Long-awaited final regs. issued on noncompensatory partnership options

The IRS issued regulations (T.D. 9612) finalizing proposed regulations (REG-103580-02), which were issued in January 2003, on the treatment of certain call options, warrants, convertible debt, and convertible equity that are not issued in connection with the performance of services, i.e., noncompensatory partnership options.

The final regulations apply to noncompensatory options that are issued on or after Feb. 5, the day they were published in the Federal Register.

The final rules, which explain the income tax consequences of issuing, transferring, and exercising noncompensatory partnership options, apply only if the call option, warrant, or conversion right grants the holder the right to acquire an interest in the issuer (or cash measured by the interest’s value). The exercise of a noncompensatory option generally will not cause either the issuing partnership or the option holder to recognize gain or loss.

In addition, the final rules amend the Sec. 704(b) regulations governing the maintenance of the partners’ capital accounts and the determination of the partners’ distributive shares of partnership items. Finally, the final regulations contain a rule providing that the holder of a call option, warrant, convertible debt, or convertible equity issued by a partnership (or an entity eligible to elect to be treated as a partnership under Regs. Sec. 301.7701-3(a) that would become a partnership if the option holder were treated as a partner) is treated as a partner under certain circumstances, which are called measurement events (preamble to T.D. 9612).

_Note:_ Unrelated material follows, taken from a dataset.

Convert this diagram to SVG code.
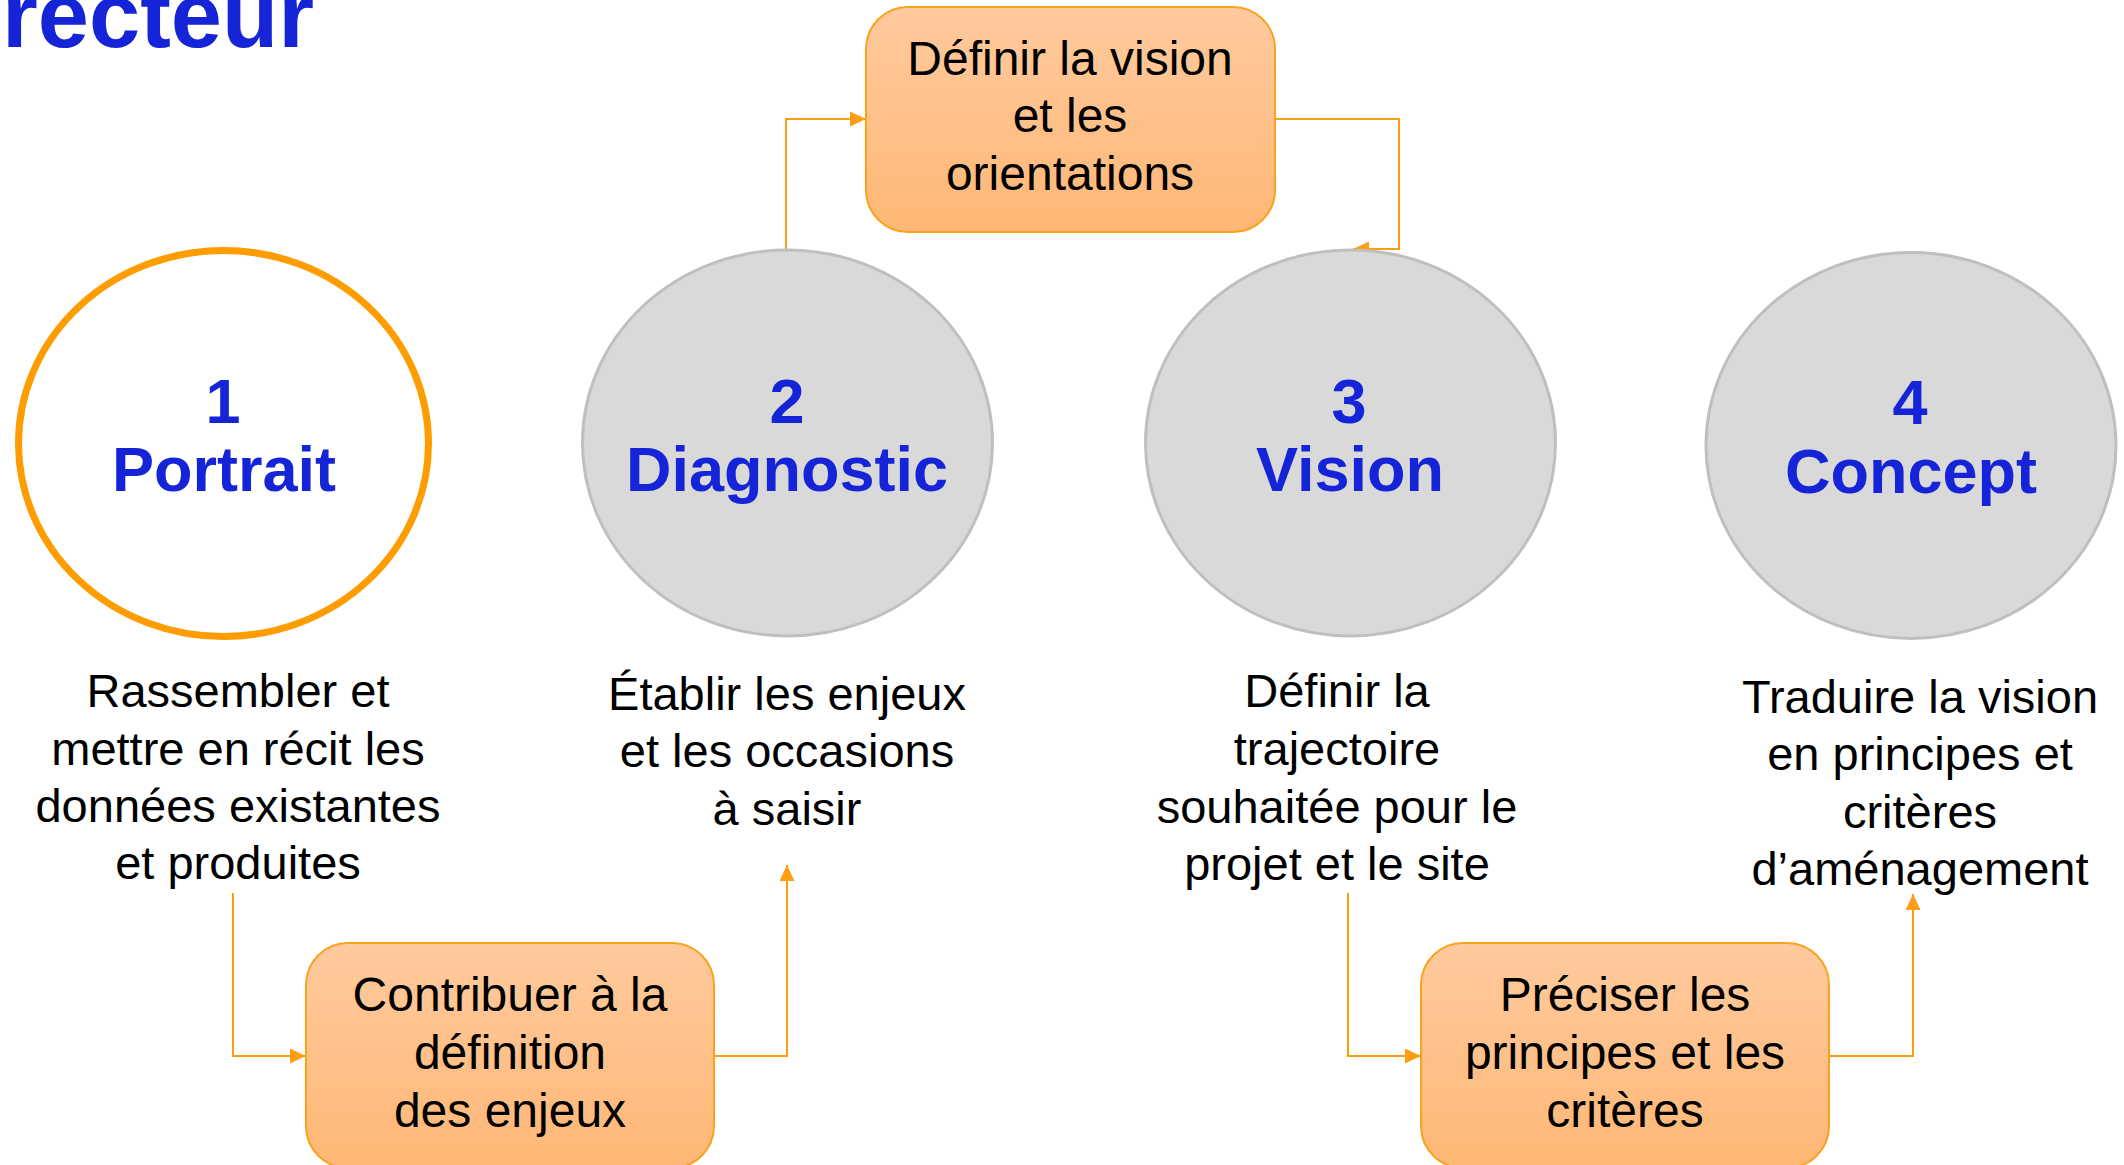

In a related development, the IRS issued proposed rules (REG-106918-08) added to the final regulations discussed above. Under the final regulations, the holder of a noncompensatory option is recharacterized as a partner under certain circumstances. The final rules contain a number of measurement events for determining when this recharacterization occurs, and the proposed rules add three measurement events involving certain transfers of interests in the issuing partnership and lookthrough entities.

The proposed rules also change the Sec. 1234(b) regulations, clarifying that for purposes of this section, a security includes a partnership interest (preamble to REG-106918-08). The proposed rules apply the same day the final regulations took effect, Feb. 5.